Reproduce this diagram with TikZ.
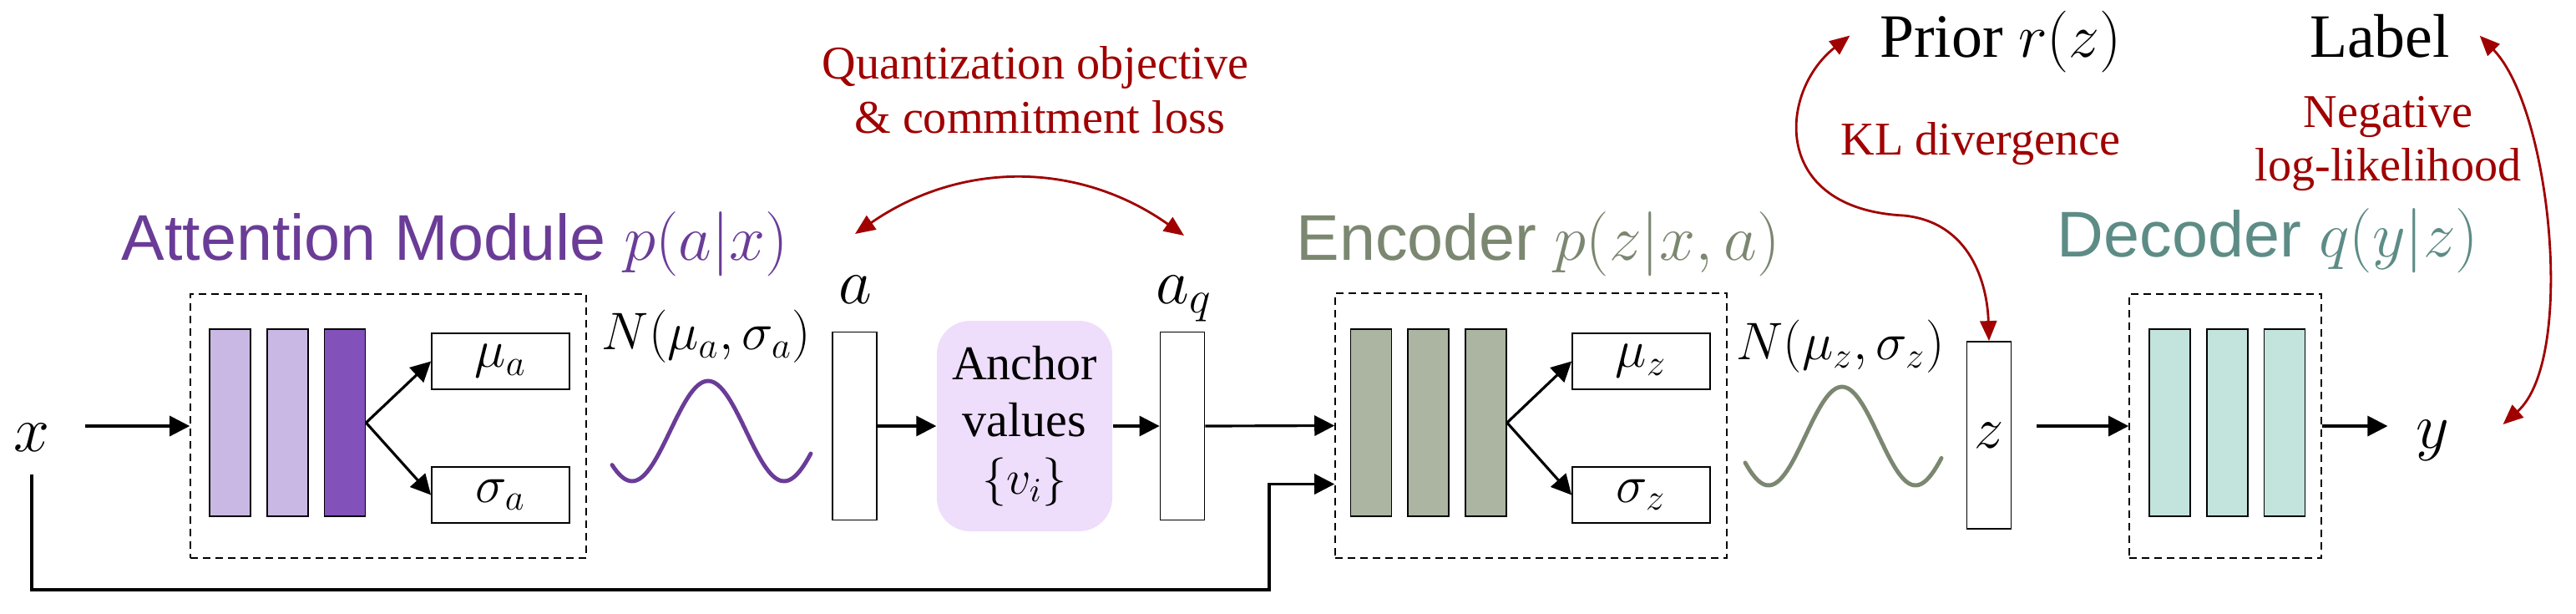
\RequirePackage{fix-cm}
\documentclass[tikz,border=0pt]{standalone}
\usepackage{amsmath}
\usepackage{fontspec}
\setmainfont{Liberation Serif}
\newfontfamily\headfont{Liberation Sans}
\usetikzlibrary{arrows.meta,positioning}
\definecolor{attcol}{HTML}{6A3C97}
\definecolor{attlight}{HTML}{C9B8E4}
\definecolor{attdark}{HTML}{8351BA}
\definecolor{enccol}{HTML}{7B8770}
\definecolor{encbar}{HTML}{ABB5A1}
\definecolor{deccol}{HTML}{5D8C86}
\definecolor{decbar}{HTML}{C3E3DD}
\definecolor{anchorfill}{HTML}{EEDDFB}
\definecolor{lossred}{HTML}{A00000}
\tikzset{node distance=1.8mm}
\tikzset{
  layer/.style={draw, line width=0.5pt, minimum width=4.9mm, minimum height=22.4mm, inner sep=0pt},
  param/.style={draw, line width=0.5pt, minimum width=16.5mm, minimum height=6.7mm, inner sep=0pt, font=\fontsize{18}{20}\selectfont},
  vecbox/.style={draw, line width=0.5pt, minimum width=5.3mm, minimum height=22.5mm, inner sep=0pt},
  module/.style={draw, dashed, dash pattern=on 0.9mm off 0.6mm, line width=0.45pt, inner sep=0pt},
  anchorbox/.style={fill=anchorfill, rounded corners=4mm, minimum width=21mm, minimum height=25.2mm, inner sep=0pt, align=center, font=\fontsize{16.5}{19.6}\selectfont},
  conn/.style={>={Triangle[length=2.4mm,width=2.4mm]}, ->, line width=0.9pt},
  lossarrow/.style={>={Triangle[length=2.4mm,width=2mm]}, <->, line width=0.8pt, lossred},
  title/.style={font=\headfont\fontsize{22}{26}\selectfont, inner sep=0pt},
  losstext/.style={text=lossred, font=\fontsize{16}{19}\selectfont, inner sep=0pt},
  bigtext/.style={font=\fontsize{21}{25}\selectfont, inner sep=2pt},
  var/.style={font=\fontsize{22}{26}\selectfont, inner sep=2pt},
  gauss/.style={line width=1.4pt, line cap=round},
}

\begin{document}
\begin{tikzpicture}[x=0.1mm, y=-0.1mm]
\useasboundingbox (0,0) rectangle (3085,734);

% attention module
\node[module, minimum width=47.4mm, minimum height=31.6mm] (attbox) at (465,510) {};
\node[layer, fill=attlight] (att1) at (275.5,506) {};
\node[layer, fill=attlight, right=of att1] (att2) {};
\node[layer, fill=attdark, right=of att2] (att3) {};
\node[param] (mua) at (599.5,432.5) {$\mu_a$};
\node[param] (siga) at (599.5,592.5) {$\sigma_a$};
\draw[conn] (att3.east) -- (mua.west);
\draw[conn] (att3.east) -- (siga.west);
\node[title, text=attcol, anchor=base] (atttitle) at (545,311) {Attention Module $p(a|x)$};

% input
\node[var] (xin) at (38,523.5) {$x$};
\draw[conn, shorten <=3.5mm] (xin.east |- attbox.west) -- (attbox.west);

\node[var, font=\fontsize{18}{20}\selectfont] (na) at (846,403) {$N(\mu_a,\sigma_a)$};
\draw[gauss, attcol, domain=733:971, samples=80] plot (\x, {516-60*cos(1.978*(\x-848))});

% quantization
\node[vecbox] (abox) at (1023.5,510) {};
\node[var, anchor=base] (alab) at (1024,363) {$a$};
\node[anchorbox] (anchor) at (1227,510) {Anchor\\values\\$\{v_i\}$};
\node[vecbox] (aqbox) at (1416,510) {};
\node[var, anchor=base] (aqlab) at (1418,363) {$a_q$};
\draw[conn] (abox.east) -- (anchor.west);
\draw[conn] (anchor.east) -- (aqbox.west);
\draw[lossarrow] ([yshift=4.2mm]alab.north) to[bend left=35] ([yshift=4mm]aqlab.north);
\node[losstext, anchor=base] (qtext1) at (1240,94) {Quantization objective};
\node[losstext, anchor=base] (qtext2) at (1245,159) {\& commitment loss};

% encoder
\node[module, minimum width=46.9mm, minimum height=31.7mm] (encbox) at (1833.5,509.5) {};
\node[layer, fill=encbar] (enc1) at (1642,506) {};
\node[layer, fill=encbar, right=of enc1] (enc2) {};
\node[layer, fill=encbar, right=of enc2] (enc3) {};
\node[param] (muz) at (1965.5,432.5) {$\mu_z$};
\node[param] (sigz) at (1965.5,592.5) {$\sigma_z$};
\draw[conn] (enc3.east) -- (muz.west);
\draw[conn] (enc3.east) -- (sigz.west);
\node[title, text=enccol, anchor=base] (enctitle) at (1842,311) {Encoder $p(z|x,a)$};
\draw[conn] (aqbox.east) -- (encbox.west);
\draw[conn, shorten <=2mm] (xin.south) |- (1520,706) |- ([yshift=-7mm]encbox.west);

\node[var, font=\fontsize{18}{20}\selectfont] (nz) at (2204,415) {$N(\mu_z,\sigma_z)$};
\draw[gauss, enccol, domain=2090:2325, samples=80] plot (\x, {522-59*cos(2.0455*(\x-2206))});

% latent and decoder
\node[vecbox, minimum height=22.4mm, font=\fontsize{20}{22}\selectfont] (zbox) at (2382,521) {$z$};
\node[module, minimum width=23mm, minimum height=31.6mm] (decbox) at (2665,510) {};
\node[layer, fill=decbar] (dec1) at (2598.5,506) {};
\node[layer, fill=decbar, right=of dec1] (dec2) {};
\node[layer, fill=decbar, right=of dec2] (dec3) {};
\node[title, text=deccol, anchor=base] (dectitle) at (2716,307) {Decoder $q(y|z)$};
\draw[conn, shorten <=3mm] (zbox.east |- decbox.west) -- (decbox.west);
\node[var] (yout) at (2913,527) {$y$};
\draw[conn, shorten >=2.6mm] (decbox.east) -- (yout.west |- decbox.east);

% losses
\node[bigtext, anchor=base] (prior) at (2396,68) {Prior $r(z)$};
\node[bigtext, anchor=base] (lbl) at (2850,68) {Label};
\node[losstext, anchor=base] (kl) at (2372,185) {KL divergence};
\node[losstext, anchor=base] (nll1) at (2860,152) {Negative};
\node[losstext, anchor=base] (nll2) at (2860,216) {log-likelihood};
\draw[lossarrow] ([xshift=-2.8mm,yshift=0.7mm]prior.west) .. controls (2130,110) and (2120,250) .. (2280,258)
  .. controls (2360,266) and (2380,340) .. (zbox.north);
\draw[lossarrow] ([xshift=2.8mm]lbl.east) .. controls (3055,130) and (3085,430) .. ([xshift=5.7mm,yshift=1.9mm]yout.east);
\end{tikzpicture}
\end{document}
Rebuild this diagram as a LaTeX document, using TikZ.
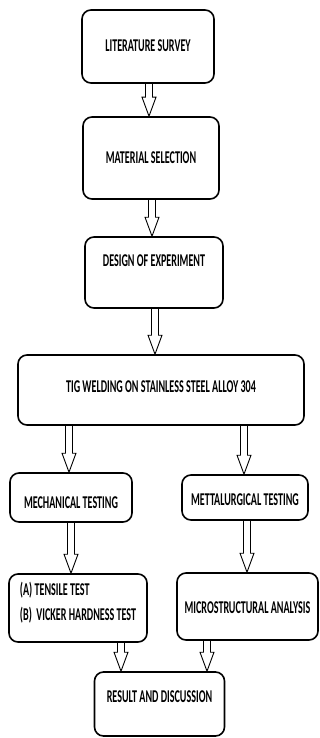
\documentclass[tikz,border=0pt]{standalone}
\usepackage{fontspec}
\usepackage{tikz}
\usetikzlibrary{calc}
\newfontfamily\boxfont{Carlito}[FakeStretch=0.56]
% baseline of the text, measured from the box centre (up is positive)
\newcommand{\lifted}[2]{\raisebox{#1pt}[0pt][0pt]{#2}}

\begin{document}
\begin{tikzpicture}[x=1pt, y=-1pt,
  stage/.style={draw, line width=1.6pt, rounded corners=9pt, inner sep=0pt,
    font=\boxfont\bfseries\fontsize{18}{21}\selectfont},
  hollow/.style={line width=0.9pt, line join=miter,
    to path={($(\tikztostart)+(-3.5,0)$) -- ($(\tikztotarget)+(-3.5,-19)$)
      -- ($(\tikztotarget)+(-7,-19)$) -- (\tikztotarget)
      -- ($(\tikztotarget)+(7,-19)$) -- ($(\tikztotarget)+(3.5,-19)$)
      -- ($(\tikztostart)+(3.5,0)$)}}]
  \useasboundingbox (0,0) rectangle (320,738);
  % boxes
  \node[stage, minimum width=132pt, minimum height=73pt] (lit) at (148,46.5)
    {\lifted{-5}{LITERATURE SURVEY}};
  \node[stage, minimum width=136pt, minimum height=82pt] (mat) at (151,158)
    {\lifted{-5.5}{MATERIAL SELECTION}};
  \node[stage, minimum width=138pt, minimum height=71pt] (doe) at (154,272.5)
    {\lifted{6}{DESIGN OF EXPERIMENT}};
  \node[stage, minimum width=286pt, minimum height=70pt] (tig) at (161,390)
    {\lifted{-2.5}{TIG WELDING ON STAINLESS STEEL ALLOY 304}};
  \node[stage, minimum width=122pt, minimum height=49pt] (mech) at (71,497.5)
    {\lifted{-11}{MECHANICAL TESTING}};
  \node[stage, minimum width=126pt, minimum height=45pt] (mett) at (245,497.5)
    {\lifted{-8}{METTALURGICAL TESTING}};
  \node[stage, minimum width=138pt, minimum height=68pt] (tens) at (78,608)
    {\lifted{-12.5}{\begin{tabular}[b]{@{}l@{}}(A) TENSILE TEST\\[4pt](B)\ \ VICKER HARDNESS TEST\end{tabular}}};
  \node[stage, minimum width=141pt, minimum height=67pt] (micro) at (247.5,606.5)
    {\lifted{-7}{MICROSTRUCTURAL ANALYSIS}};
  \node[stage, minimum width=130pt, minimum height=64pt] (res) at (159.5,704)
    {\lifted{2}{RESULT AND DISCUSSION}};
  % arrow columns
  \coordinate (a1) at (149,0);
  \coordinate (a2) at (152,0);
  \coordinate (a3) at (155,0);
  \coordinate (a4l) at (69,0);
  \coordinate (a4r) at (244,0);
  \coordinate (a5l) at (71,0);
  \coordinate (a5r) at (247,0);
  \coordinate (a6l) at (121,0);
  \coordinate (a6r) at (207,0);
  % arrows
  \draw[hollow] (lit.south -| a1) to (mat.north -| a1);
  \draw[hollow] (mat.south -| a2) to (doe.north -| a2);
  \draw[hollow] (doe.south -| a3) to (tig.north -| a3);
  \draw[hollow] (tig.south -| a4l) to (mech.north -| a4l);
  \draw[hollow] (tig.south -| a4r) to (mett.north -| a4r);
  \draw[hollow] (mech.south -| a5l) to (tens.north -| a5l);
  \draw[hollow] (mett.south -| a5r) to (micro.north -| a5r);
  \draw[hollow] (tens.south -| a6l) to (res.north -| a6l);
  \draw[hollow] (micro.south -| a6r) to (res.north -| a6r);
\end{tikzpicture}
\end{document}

------------------------------------

- TASK GOAL -
From the first line above through the line containing "(0,0) rectangle (3085,734);", copy everything exactly, without the pictures.

- IN RESPONSE -
Reproduce this diagram with TikZ.
\RequirePackage{fix-cm}
\documentclass[tikz,border=0pt]{standalone}
\usepackage{amsmath}
\usepackage{fontspec}
\setmainfont{Liberation Serif}
\newfontfamily\headfont{Liberation Sans}
\usetikzlibrary{arrows.meta,positioning}
\definecolor{attcol}{HTML}{6A3C97}
\definecolor{attlight}{HTML}{C9B8E4}
\definecolor{attdark}{HTML}{8351BA}
\definecolor{enccol}{HTML}{7B8770}
\definecolor{encbar}{HTML}{ABB5A1}
\definecolor{deccol}{HTML}{5D8C86}
\definecolor{decbar}{HTML}{C3E3DD}
\definecolor{anchorfill}{HTML}{EEDDFB}
\definecolor{lossred}{HTML}{A00000}
\tikzset{node distance=1.8mm}
\tikzset{
  layer/.style={draw, line width=0.5pt, minimum width=4.9mm, minimum height=22.4mm, inner sep=0pt},
  param/.style={draw, line width=0.5pt, minimum width=16.5mm, minimum height=6.7mm, inner sep=0pt, font=\fontsize{18}{20}\selectfont},
  vecbox/.style={draw, line width=0.5pt, minimum width=5.3mm, minimum height=22.5mm, inner sep=0pt},
  module/.style={draw, dashed, dash pattern=on 0.9mm off 0.6mm, line width=0.45pt, inner sep=0pt},
  anchorbox/.style={fill=anchorfill, rounded corners=4mm, minimum width=21mm, minimum height=25.2mm, inner sep=0pt, align=center, font=\fontsize{16.5}{19.6}\selectfont},
  conn/.style={>={Triangle[length=2.4mm,width=2.4mm]}, ->, line width=0.9pt},
  lossarrow/.style={>={Triangle[length=2.4mm,width=2mm]}, <->, line width=0.8pt, lossred},
  title/.style={font=\headfont\fontsize{22}{26}\selectfont, inner sep=0pt},
  losstext/.style={text=lossred, font=\fontsize{16}{19}\selectfont, inner sep=0pt},
  bigtext/.style={font=\fontsize{21}{25}\selectfont, inner sep=2pt},
  var/.style={font=\fontsize{22}{26}\selectfont, inner sep=2pt},
  gauss/.style={line width=1.4pt, line cap=round},
}

\begin{document}
\begin{tikzpicture}[x=0.1mm, y=-0.1mm]
\useasboundingbox (0,0) rectangle (3085,734);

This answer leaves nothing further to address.